Parallelization of the Scale-Changing Technique in Grid Computing environment for the electronmagnetic simulation of multi-scale structures

A parallel computing approach to run fast and full-wave electromagnetic simulation of complex structures in Grid Computing environment is presented. In this study, we show how Grid Computing improves speed and/or reliability over that provided by a single computer, while typically being much more cost-effective than single computers of comparable speed or reliability. An efficient monolithic (unique) formulation for the electromagnetic modelling of complex (multi-scale) structures, i.e. structures that exhibit multiple metallic patterns whose sizes cover a large range of scales, is used here. This approach, named the Scale-Changing Technique, is based on the cascade of multi-modal Scale-Changing Networks, each network modelling the electromagnetic coupling between two successive scale levels. These networks can be first computed separately, in an adaptive use of Grid Computing architecture nature, and then cascaded for the global electromagnetic simulation.

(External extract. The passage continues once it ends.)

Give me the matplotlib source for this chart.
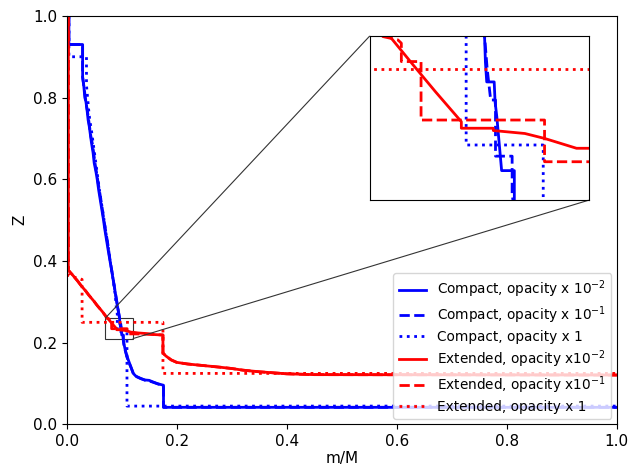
import matplotlib
matplotlib.use('Agg')
import matplotlib.pyplot as plt
from mpl_toolkits.axes_grid1.inset_locator import mark_inset

# Z profile against enclosed mass fraction, compact model
compact_m2 = [0.004, 0.004, 0.029, 0.029, 0.031, 0.033, 0.035, 0.037, 0.039, 0.041, 0.043, 0.045,
              0.048, 0.050, 0.053, 0.0555, 0.058, 0.061, 0.064, 0.067, 0.069, 0.072, 0.075, 0.0788,
              0.082, 0.085, 0.088, 0.091, 0.0935, 0.0962, 0.0964, 0.0967, 0.0984, 0.0986, 0.099,
              0.1001, 0.1030, 0.1030, 0.106, 0.109, 0.112, 0.117, 0.121, 0.126, 0.134, 0.142, 0.150,
              0.157, 0.165, 0.176, 0.176, 1.0]
compact_z2 = [1.0, 0.93, 0.93, 0.85, 0.83, 0.80, 0.79, 0.77, 0.745, 0.73, 0.71, 0.69,
              0.665, 0.64, 0.62, 0.60, 0.575, 0.55, 0.525, 0.50, 0.48, 0.455, 0.43, 0.40,
              0.375, 0.35, 0.325, 0.30, 0.28, 0.26, 0.252, 0.246, 0.246, 0.24, 0.2354,
              0.219, 0.219, 0.205, 0.185, 0.17, 0.158, 0.14, 0.125, 0.118, 0.113, 0.109, 0.108,
              0.104, 0.100, 0.096, 0.042, 0.042]

compact_m1 = [0.004, 0.004, 0.029, 0.029, 0.032, 0.034, 0.036, 0.038, 0.040, 0.042, 0.044, 0.047,
              0.050, 0.052, 0.055, 0.058, 0.061, 0.064, 0.066, 0.069, 0.072, 0.075, 0.078,
              0.081, 0.084, 0.087, 0.090, 0.093, 0.0962, 0.0968, 0.0976, 0.0987, 0.0987,
              0.0987, 0.1025, 0.1025, 0.104, 0.107, 0.110, 0.113, 0.118, 0.122, 0.127, 0.135,
              0.143, 0.151, 0.158, 0.166, 0.176, 0.176, 1.0]
compact_z1 = [1.0, 0.93, 0.93, 0.85, 0.82, 0.80, 0.78, 0.765, 0.745, 0.725, 0.705, 0.685,
              0.655, 0.635, 0.61, 0.585, 0.56, 0.535, 0.515, 0.49, 0.465, 0.44, 0.41,
              0.385, 0.36, 0.335, 0.31, 0.285, 0.26, 0.25, 0.2405, 0.2405, 0.2344,
              0.2234, 0.2234, 0.212, 0.195, 0.178, 0.163, 0.152, 0.136, 0.122, 0.117, 0.112,
              0.108, 0.106, 0.103, 0.099, 0.095, 0.042, 0.042]

compact_m0 = [0.004, 0.004, 0.036, 0.036, 0.038, 0.040, 0.042, 0.045, 0.047, 0.050, 0.052, 0.055,
              0.058, 0.061, 0.064, 0.067, 0.070, 0.073, 0.076, 0.079, 0.082, 0.085, 0.088, 0.090,
              0.092, 0.092, 0.1096, 0.1096, 1.0]
compact_z0 = [1.0, 0.90, 0.90, 0.83, 0.80, 0.77, 0.745, 0.72, 0.70, 0.67, 0.65, 0.62,
              0.59, 0.56, 0.535, 0.51, 0.48, 0.455, 0.43, 0.40, 0.375, 0.35, 0.32, 0.29,
              0.27, 0.2268, 0.2268, 0.045, 0.045]

# extended model
extended_m2 = [0.003, 0.003, 0.006, 0.010, 0.015, 0.020, 0.025, 0.030, 0.035, 0.040, 0.045, 0.050,
               0.055, 0.060, 0.065, 0.070, 0.0746, 0.080, 0.085, 0.0909, 0.0909, 0.0982, 0.0982,
               0.1054, 0.1099, 0.1172, 0.120, 0.130, 0.140, 0.150, 0.160, 0.175, 0.175, 0.180,
               0.190, 0.200, 0.220, 0.250, 0.280, 0.300, 0.320, 0.350, 0.380, 0.400, 0.450, 1.0]
extended_z2 = [1.0, 0.378, 0.373, 0.367, 0.359, 0.351, 0.342, 0.334, 0.326, 0.317, 0.309, 0.301,
               0.292, 0.284, 0.276, 0.267, 0.2598, 0.251, 0.243, 0.2339, 0.2319, 0.2319, 0.2312,
               0.2303, 0.2288, 0.2258, 0.2258, 0.224, 0.223, 0.222, 0.220, 0.219, 0.175, 0.168,
               0.158, 0.152, 0.148, 0.144, 0.140, 0.137, 0.133, 0.129, 0.126, 0.124, 0.122, 0.121]

extended_m1 = [0.003, 0.003, 0.006, 0.010, 0.015, 0.020, 0.025, 0.030, 0.035, 0.040, 0.045, 0.050,
               0.055, 0.060, 0.065, 0.070, 0.0730, 0.0764, 0.0772, 0.0772, 0.0817, 0.0817, 0.1099,
               0.1099, 0.120, 0.130, 0.140, 0.150, 0.160, 0.175, 0.175, 0.180, 0.190, 0.200,
               0.220, 0.250, 0.280, 0.300, 0.320, 0.350, 0.380, 0.400, 0.450, 1.0]
extended_z1 = [1.0, 0.378, 0.373, 0.367, 0.359, 0.351, 0.342, 0.334, 0.326, 0.317, 0.309, 0.301,
               0.292, 0.284, 0.276, 0.267, 0.2598, 0.2588, 0.2578, 0.2522, 0.2522, 0.2344, 0.2344,
               0.2217, 0.2217, 0.2215, 0.221, 0.2205, 0.220, 0.219, 0.175, 0.168, 0.158, 0.152,
               0.148, 0.144, 0.140, 0.137, 0.133, 0.129, 0.126, 0.124, 0.122, 0.121]

extended_m0 = [0.003, 0.003, 0.028, 0.028, 0.175, 0.175, 1.0]
extended_z0 = [1.0, 0.365, 0.355, 0.250, 0.250, 0.125, 0.125]

fig = plt.figure(figsize=(6.32, 4.68), dpi=100)
ax = fig.add_axes([0.1055, 0.093, 0.8705, 0.873])


def draw_curves(a, with_labels):
    a.plot(compact_m2, compact_z2, color='blue', ls='-', lw=2,
           label=r'Compact, opacity x $10^{-2}$' if with_labels else None)
    a.plot(compact_m1, compact_z1, color='blue', ls='--', lw=2,
           label=r'Compact, opacity x $10^{-1}$' if with_labels else None)
    a.plot(compact_m0, compact_z0, color='blue', ls=':', lw=2,
           label='Compact, opacity x 1' if with_labels else None)
    a.plot(extended_m2, extended_z2, color='red', ls='-', lw=2,
           label=r'Extended, opacity x$10^{-2}$' if with_labels else None)
    a.plot(extended_m1, extended_z1, color='red', ls='--', lw=2,
           label=r'Extended, opacity x$10^{-1}$' if with_labels else None)
    a.plot(extended_m0, extended_z0, color='red', ls=':', lw=2,
           label='Extended, opacity x 1' if with_labels else None)


draw_curves(ax, True)
ax.set_xlim(0, 1)
ax.set_ylim(0, 1)
ax.set_xlabel('m/M', fontsize=11, labelpad=1)
ax.set_ylabel('Z', fontsize=11)
ax.tick_params(labelsize=11)
ax.legend(loc='lower right', fontsize=9.8, labelspacing=0.3, borderaxespad=0.4)

# zoom on the crossing region
axins = ax.inset_axes([0.551, 0.549, 0.398, 0.402])
draw_curves(axins, False)
axins.set_xlim(0.07, 0.12)
axins.set_ylim(0.21, 0.26)
axins.set_xticks([])
axins.set_yticks([])
mark_inset(ax, axins, loc1=2, loc2=4, fc='none', ec='0.2', lw=0.8)

fig.savefig('out.png', dpi=100)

Based on this technique, a fast computer algorithm was developed and tested in the Grid-Computing environment. For illustration purposes, the electromagnetic analysis of multi-scale structures, applied to phase-shifter elements and an example of infinite passive reflectarray, was carried out. The obtained results have confirmed the effectiveness of such an approach compared with sequential computing. This approach shows very good computation performance while keeping the same accuracy. Besides, this method is very promising for optimizing circuit with multiple design parameters to handle and for the global electromagnetic simulation of multi-scale and/ or oer-sized structures.